# [Work to be completed]
The lines from the top of the material below through the line containing "const values = [100, 72, 60, 42, 65]" are to be printed exactly, with pictures omitted.
### Supplied records ###
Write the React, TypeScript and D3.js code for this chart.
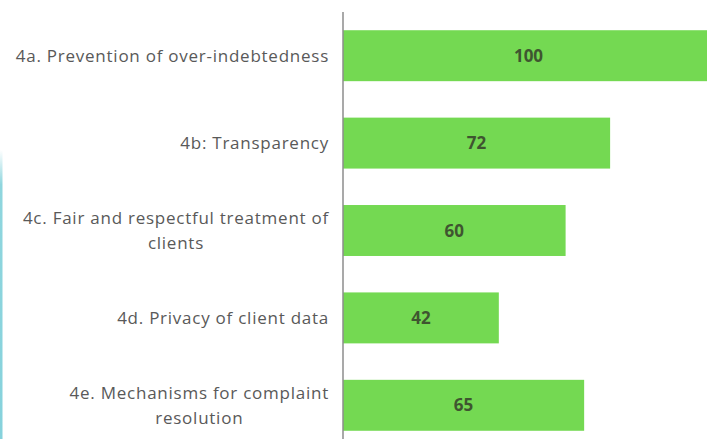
import {useRef, useEffect} from 'react'
import * as d3 from 'd3'

// chart data
const categories = [
    "4a. Prevention of over-indebtedness",
    "4b: Transparency",
    "4c. Fair and respectful treatment of|clients",
    "4d. Privacy of client data",
    "4e. Mechanisms for complaint|resolution"
]
const values = [100, 72, 60, 42, 65]

export default function App() {
    const svgRef = useRef<SVGSVGElement>(null)

    const width = 707
    const height = 439
    const axisX = 343 // category axis position
    const labelRight = 329 // right edge of category labels

    useEffect(() => {
        const svg = d3.select(svgRef.current)
        svg.selectAll("*").remove()

        const x = d3.scaleLinear().domain([0, 100]).range([axisX, 714])
        const y = d3.scaleBand().domain(categories).range([12, 449]).paddingInner(0.417).paddingOuter(0.2085)

        // left decoration stripe
        const grad = svg.append("defs").append("linearGradient")
            .attr("id", "stripe").attr("x1", 0).attr("x2", 0).attr("y1", 0).attr("y2", 1)
        grad.append("stop").attr("offset", "0%").attr("stop-color", "#8fd6de").attr("stop-opacity", 0)
        grad.append("stop").attr("offset", "12%").attr("stop-color", "#8fd6de").attr("stop-opacity", 1)
        grad.append("stop").attr("offset", "100%").attr("stop-color", "#86d2dc").attr("stop-opacity", 1)
        svg.append("rect")
            .attr("x", 0).attr("y", 150).attr("width", 2.5).attr("height", height - 150)
            .attr("fill", "url(#stripe)")

        // bars
        svg.append("g").selectAll("rect")
            .data(values)
            .join("rect")
            .attr("x", x(0))
            .attr("y", (d, i) => y(categories[i])!)
            .attr("width", d => x(d) - x(0))
            .attr("height", y.bandwidth())
            .attr("fill", "#74d952")

        // value labels
        svg.append("g").selectAll("text")
            .data(values)
            .join("text")
            .attr("x", d => (x(0) + x(d)) / 2)
            .attr("y", (d, i) => y(categories[i])! + y.bandwidth() / 2)
            .attr("dy", "0.36em")
            .attr("text-anchor", "middle")
            .style("font-family", "'Open Sans', sans-serif")
            .style("font-weight", "bold")
            .style("font-size", "17px")
            .style("fill", "#3f5530")
            .text(d => d)

        // category labels, wrapped lines centred as a block
        const lineGap = 25
        categories.forEach(cat => {
            const lines = cat.split("|")
            const cy = y(cat)! + y.bandwidth() / 2
            const g = svg.append("g")
            const texts = lines.map((ln, j) => g.append("text")
                .attr("y", cy + (j - (lines.length - 1) / 2) * lineGap)
                .attr("dy", "0.36em")
                .attr("text-anchor", "middle")
                .style("font-family", "'Open Sans', sans-serif")
                .style("font-size", "17px")
                .style("letter-spacing", "0.75px")
                .style("fill", "#595959")
                .text(ln))
            const maxW = d3.max(texts, t => (t.node() as SVGTextElement).getComputedTextLength()) || 0
            texts.forEach(t => t.attr("x", labelRight - maxW / 2))
        })

        // category axis line
        svg.append("line")
            .attr("x1", axisX).attr("x2", axisX)
            .attr("y1", 12).attr("y2", height)
            .style("stroke", "#8c8c8c")
            .style("stroke-width", 1.5)
    }, [])

    return (
        <svg ref={svgRef} width={width} height={height}
             style={{position: "absolute", left: 0, top: 0, background: "white"}}/>
    )
}
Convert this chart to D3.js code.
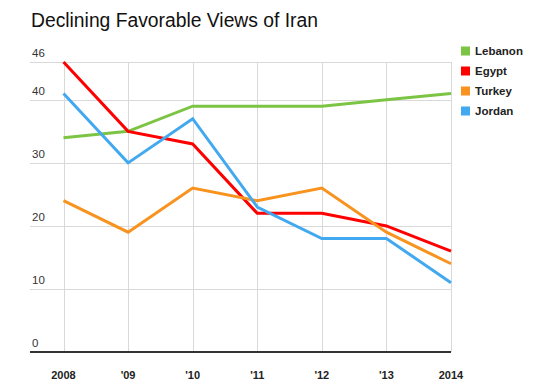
###
# [Answer in full]
Write the React, TypeScript and D3.js code for this chart.
import {useRef, useEffect} from 'react'
import * as d3 from 'd3'

// chart data
const categories = [
    "4a. Prevention of over-indebtedness",
    "4b: Transparency",
    "4c. Fair and respectful treatment of|clients",
    "4d. Privacy of client data",
    "4e. Mechanisms for complaint|resolution"
]
const values = [100, 72, 60, 42, 65]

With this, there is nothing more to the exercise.